A gaji bag (茄芷袋 (jiājhǐ dài)) is a large, typically unfastened bag with parallel handles that emerge from the sides of its pouch. They are often used as reusable shopping bags. Gaji bags originated from the rural village of Jingliao in the Houbi District of Tainan, Taiwan during the Japanese colonial period.

==History==
Initially woven by rice farmers seeking extra income, these bags were crafted from Cyperus malaccensis, a plant abundant in nearby marshes. Though grass weaving techniques are found around the world, Taiwan's rushwork is quite unique. It makes use of Schoenoplectus triqueter grown in the area north of the Da'an and south of the Yuanli rivers. It is called "mat grass" in Taiwanese, 草蓆 (cǎoxí) in Mandarin, and triangular club-rush in English (though botanically it is neither a rush nor a grass, but a sedge).

Taiwanese club-rush's toughness, resistance to sun damage, breathability, unique scent, and beautiful coloration (with varying shades of green, yellow and brown after exposure to the sun), as well as the exquisite techniques of weavers here, made the island's rushwork products widely treasured. The colonial Japanese government established an industrial association to manage the export of rush hats.

During Taiwan's industrialisation in the 1960s, gaji bags transitioned from plant to machine-sewn nylon mesh, offering higher durability and affordability. Thus, gaji bags became popular Taiwanese household items due to their practicality, used by mothers for grocery shopping and farmers for harvests. However, they faced a decline in the 1980s among younger consumers seeking more fashionable alternatives.

==Resurgence==
The resurgence of gaji bags began in the early-mid 2000s, after the documentary film Let It Be released in 2004 highlighted the resilience of Jingliao farmers, while a famous singer adopting the gaji bag as a logo further boosted its popularity.

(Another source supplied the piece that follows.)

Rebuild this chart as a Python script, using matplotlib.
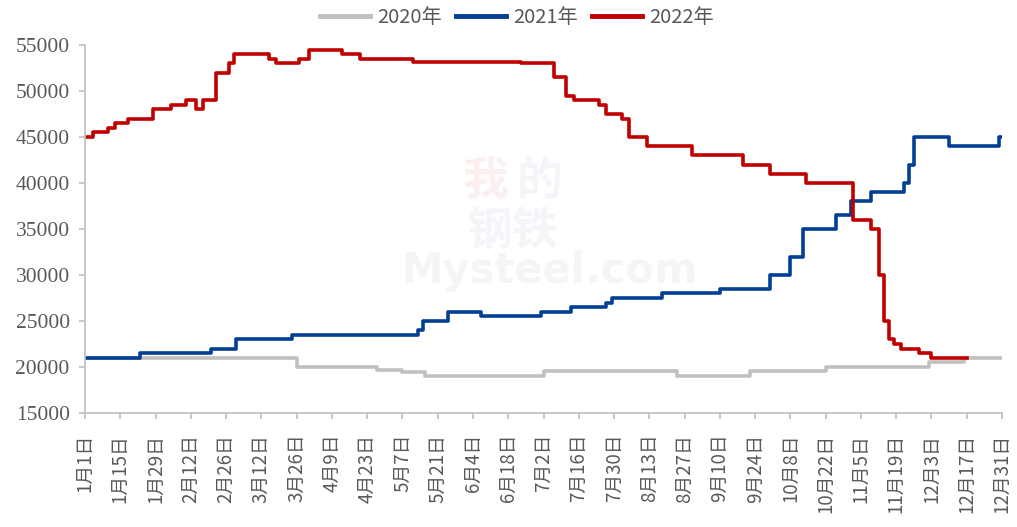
import matplotlib
matplotlib.use('Agg')
import matplotlib.pyplot as plt
import pandas as pd

plt.rcParams['font.family'] = ['Noto Sans CJK SC', 'DejaVu Sans']

# 价格变化点: 第几天(从1月1日起), 价格
days_2020 = [0, 84, 116, 126, 135, 182, 235, 264, 294, 335, 349, 364]
vals_2020 = [21000, 20000, 19700, 19500, 19000, 19600, 19000, 19600, 20000, 20500, 21000, 21000]

days_2021 = [0, 22, 50, 60, 82, 132, 134, 144, 157, 181, 193, 207, 209, 229, 252,
             272, 280, 285, 298, 304, 312, 325, 327, 329, 343, 363, 364]
vals_2021 = [21000, 21500, 22000, 23000, 23500, 24000, 25000, 26000, 25500, 26000, 26500,
             27000, 27500, 28000, 28500, 30000, 32000, 35000, 36500, 38000, 39000, 40000,
             42000, 45000, 44000, 45000, 45000]

days_2022 = [0, 3, 9, 12, 17, 27, 34, 40, 44, 47, 52, 57, 59, 73, 76, 85, 89, 102, 109,
             130, 173, 186, 191, 194, 204, 207, 213, 216, 223, 241, 261, 272, 286, 305,
             312, 315, 317, 319, 321, 324, 331, 336, 350]
vals_2022 = [45000, 45500, 46000, 46500, 47000, 48000, 48500, 49000, 48000, 49000, 52000,
             53000, 54000, 53500, 53000, 53500, 54500, 54000, 53500, 53200, 53000, 51500,
             49500, 49000, 48500, 47500, 47000, 45000, 44000, 43000, 42000, 41000, 40000,
             36000, 35000, 30000, 25000, 23000, 22500, 22000, 21500, 21000, 21000]

tick_dates = pd.date_range('2022-01-01', '2022-12-31', freq='14D')
tick_days = [(d - tick_dates[0]).days for d in tick_dates]
tick_labels = [f'{d.month}月{d.day}日' for d in tick_dates]

fig = plt.figure(figsize=(10.17, 5.27), dpi=100)
ax = fig.add_axes([85/1017, 1 - 413/527, 917/1017, 368/527])

# 水印 (很淡)
fig.text(0.477, 0.655, '我', fontsize=33, color='#e08080', alpha=0.12,
         ha='center', va='center', fontweight='bold')
fig.text(0.531, 0.655, '的', fontsize=33, color='#b0bcd8', alpha=0.15,
         ha='center', va='center', fontweight='bold')
fig.text(0.504, 0.56, '钢铁', fontsize=33, color='#b0bcd8', alpha=0.15,
         ha='center', va='center', fontweight='bold')
fig.text(0.54, 0.485, 'Mysteel.com', fontsize=30, color='#c8c8c8', alpha=0.18,
         ha='center', va='center', fontweight='bold', family='DejaVu Sans')

ax.plot(days_2020, vals_2020, drawstyle='steps-post', color='#C0C0C0', lw=2.6, label='2020年')
ax.plot(days_2021, vals_2021, drawstyle='steps-post', color='#003F93', lw=2.6, label='2021年')
ax.plot(days_2022, vals_2022, drawstyle='steps-post', color='#C00000', lw=2.6, label='2022年')

ax.set_xlim(0, 364)
ax.set_ylim(15000, 55000)
ax.set_yticks(range(15000, 55001, 5000))
ax.set_yticklabels([str(v) for v in range(15000, 55001, 5000)],
                   family='Liberation Serif', fontsize=15.5, color='#595959')
ax.set_xticks(tick_days)
ax.set_xticklabels(tick_labels, rotation=90, fontsize=13.5, color='#595959')

for s in ['top', 'right']:
    ax.spines[s].set_visible(False)
for s in ['left', 'bottom']:
    ax.spines[s].set_color('#BFBFBF')
    ax.spines[s].set_linewidth(1.2)
ax.tick_params(axis='both', colors='#BFBFBF', length=4, width=1.2)
ax.tick_params(axis='y', pad=7, labelcolor='#595959')
ax.tick_params(axis='x', pad=11, labelcolor='#595959')

leg = fig.legend(loc='center', bbox_to_anchor=(0.508, 0.966), ncol=3, frameon=False,
                 fontsize=14.5, handlelength=2.5, handletextpad=0.35, columnspacing=0.7)
for t in leg.get_texts():
    t.set_color('#595959')
for l in leg.get_lines():
    l.set_linewidth(3.5)

fig.savefig('out.png', dpi=100)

Today, gaji bags have evolved beyond traditional handbags, with designers incorporating the nylon mesh into various products. Available in a range of colours and styles, they appeal to both older generations, valuing heritage, and younger generations appreciating retro-chic aesthetics as well as foreign travellers to Taiwan. Locals also often jokingly call them the ‘Taiwan LV’ bag (like Louis Vuitton but much cheaper).